Does God take that position? Really? Here is one passage among many that actually promises that returning to Him is the only way to restoration:

Joel 2:12-13

"Yet even now," declares the LORD, "Return to Me with all your heart, and with fasting, weeping and mourning; and rend your heart and not your garments." Now return to the LORD your God, for He is gracious and compassionate, slow to anger, abounding in lovingkindness And relenting of evil.

God provides for restoration if, and only if, we turn to Him with a completely rendered heart. It's that "completely rendered heart" business that people try to redefine on their own terms and imagination. They try to replace their supposedly rendered heart with an artificial heart which our feeble brains concoct.

The very next morning I needed to call my sister to either accept or reject her invitation to the triplets' graduation celebration.
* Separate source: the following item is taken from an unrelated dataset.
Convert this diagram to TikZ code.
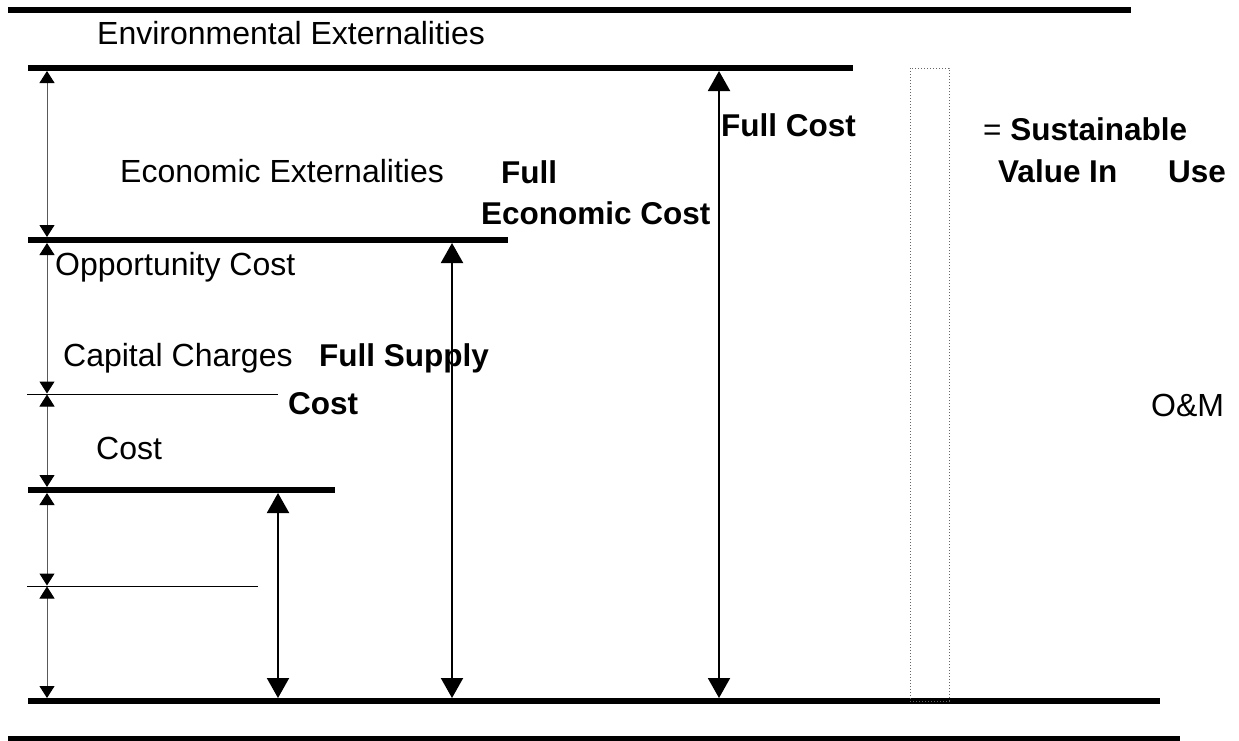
\documentclass[tikz,border=0pt]{standalone}
\usepackage{fontspec}
\setmainfont{Liberation Sans}
\usetikzlibrary{positioning}
\usetikzlibrary{calc}
\usetikzlibrary{arrows.meta}
\tikzset{>=latex}
\tikzset{level/.style={draw, line width=6pt}}
\tikzset{sublevel/.style={draw, line width=1pt}}
\tikzset{dim/.style={draw=black!65, line width=1pt,
    {Triangle[width=15pt,length=12pt,color=black]}-{Triangle[width=15pt,length=12pt,color=black]}}}
\tikzset{total/.style={draw, line width=2pt,
    {Triangle[width=22pt,length=20pt]}-{Triangle[width=22pt,length=20pt]}}}
\tikzset{cost/.style={font=\fontsize{32}{37}\selectfont, inner sep=0pt, anchor=base west}}
\tikzset{costbold/.style={cost, font=\fontsize{31.5}{37}\selectfont\bfseries}}
\tikzset{valuebar/.style={draw=black!60, dotted, line width=1pt}}

\begin{document}
\begin{tikzpicture}[x=1pt, y=-1pt]
    \useasboundingbox (0,0) rectangle (1239,740);

    % ------- Start Levels ------- %
    \coordinate (envL) at (8,10);     \coordinate (envR) at (1131,10);
    \coordinate (fullL) at (28,68);   \coordinate (fullR) at (853,68);
    \coordinate (econL) at (28,240);  \coordinate (econR) at (508,240);
    \coordinate (capL) at (27,394);   \coordinate (capR) at (278,394);
    \coordinate (supL) at (28,490);   \coordinate (supR) at (335,490);
    \coordinate (omL) at (27,586);    \coordinate (omR) at (258,586);
    \coordinate (baseL) at (28,701);  \coordinate (baseR) at (1160,701);
    \coordinate (endL) at (8,739);    \coordinate (endR) at (1180,739);

    \draw [level] (envL) -- (envR);
    \draw [level] (fullL) -- (fullR);
    \draw [level] (econL) -- (econR);
    \draw [sublevel] (capL) -- (capR);
    \draw [level] (supL) -- (supR);
    \draw [sublevel] (omL) -- (omR);
    \draw [level] (baseL) -- (baseR);
    \draw [level] (endL) -- (endR);
    % ------- End Levels ------- %

    % The small arrows along the left side.
    \coordinate (dimx) at (47,0);
    \draw [dim, shorten <=3pt, shorten >=3pt] (dimx |- fullL) -- (dimx |- econL);
    \draw [dim, shorten <=3pt, shorten >=0.5pt] (dimx |- econL) -- (dimx |- capL);
    \draw [dim, shorten <=0.5pt, shorten >=3pt] (dimx |- capL) -- (dimx |- supL);
    \draw [dim, shorten <=3pt, shorten >=0.5pt] (dimx |- supL) -- (dimx |- omL);
    \draw [dim, shorten <=0.5pt, shorten >=3pt] (dimx |- omL) -- (dimx |- baseL);

    % The totals down to the base.
    \coordinate (supx) at (278,0);
    \coordinate (econx) at (452,0);
    \coordinate (fullx) at (719,0);
    \draw [total, shorten <=3pt, shorten >=3pt] (supx |- supL) -- (supx |- baseL);
    \draw [total, shorten <=3pt, shorten >=3pt] (econx |- econL) -- (econx |- baseL);
    \draw [total, shorten <=3pt, shorten >=3pt] (fullx |- fullL) -- (fullx |- baseL);

    % The dotted bar for the value in use.
    \draw [valuebar] (910,68) rectangle (949,701);

    % ------- Start Labels ------- %
    \node [cost] (envText) at (97,44) {Environmental Externalities};
    \node [cost] (econText) at (120,182) {Economic Externalities};
    \node [costbold] (fullEcon1) at (501,183) {Full};
    \node [costbold] (fullEcon2) at (481,224) {Economic Cost};
    \node [costbold] (fullCost) at (721,136) {Full Cost};
    \node [costbold] (svu1) at (983,140) {{\mdseries =} Sustainable};
    \node [costbold] (svu2) at (998,182) {Value In};
    \node [costbold] (svu3) at (1168,182) {Use};
    \node [cost] (oppText) at (55,275) {Opportunity Cost};
    \node [cost] (capText) at (63,366) {Capital Charges};
    \node [costbold] (fullSup1) at (319,366) {Full Supply};
    \node [costbold] (fullSup2) at (288,414) {Cost};
    \node [cost] (omText) at (1151,416) {O\&M};
    \node [cost] (omCost) at (96,459) {Cost};
    % ------- End Labels ------- %
\end{tikzpicture}
\end{document}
I was asleep and my eyes popped open with this thought. As Jesus was being crucified on the cross, suffering terribly, Luke 23:34a shares what He was saying and praying to God:

...But Jesus was saying, "Father, forgive them; for they do not know what they are doing."...

What that meant to me was  that the key to the unforgiveness that separated me from my family, and my family from me for eight years was this:

  • We were both wrong;

  • We were both blessed to be alive and given a second chance to make things right;

  • It required following God's Word with a renewed mind in Jesus Christ's sacrifice;

  • It required a completely changed belief system;

  • It demonstrates that love for each other is the only way to internal and external peace and a restored relationship.

The first thing my niece said to me when she saw me arrive to the celebration was "Uncle George, by your being here, you have just given me the best graduation present I could possibly get. I cried inside asking her to forgive me for being so obstinate and silently thanking God for restoring a relationship that the locust had eaten. (Joel 2:25)

I still have much to learn of how to employ God’s Word to resolve conflicts  and improve relationships. Hence, this Bible study seeks to provide some Biblical reasoning to answer the questions of “Why?” and “How?” to accomplish that.

I hope to provide you with a free download of the Bible study I conducted to resolve our disagreement soon. My conclusion was that it was Christ's will to work in me that gave me the strength to restore my familial relationships.